What it is, actually, is hella goofy, and Seligman and Sennott (slathering the deliciously sophomoric across their sophomore film) lean into the goof factor at a thousand miles a minute. Bottoms is chaos, beautiful goofy chaos, with Sennott and Edebiri marching us straight into the fray like maniacal dork commanders. The punchlines (often involving literal punches) are fast and furious, and the violence is off-the-charts. Whatever you’re expecting, dial that shit up to eleven, and Bottoms will still top your expectations. (Sidenote: I demand a sequel titled Tops, because I need that boxed-set on my blu-ray shelf.)
So anyway as the girls begin to find solidarity through their sexy fisticuffs, the structures that hold up this society begin to quake—the system, getting a good queering, will invariably fight back. Quarterback Jeff’s right-hand fella Tim (Miles Fowler) begins digging into PJ and Josie’s fraudulent back-stories, while the Principal (Wayne Pére) obviously sucks at the teat of team sports too—women standing with women are taking it from all sides! How will they ever all come together to, uhh, come together?

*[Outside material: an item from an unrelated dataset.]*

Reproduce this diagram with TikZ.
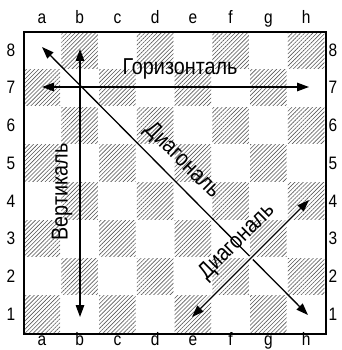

I won’t spoil Bottoms’ last act bedlam here, no worries, but be assured that Seligman builds this sissy girl slap party unto a glorious apex of comic mayhem, spitting teeth in the face of all foes. What it is, turns out, is catharsis, the kind I haven’t felt inside a movie theater in ages. Bottoms is a true laugh riot, brimming with ingenuity and spark and enough kicks to the nuts to power ten lesser movies. Bottoms, as any queer’ll tell ya, makes the rockin’ world go round.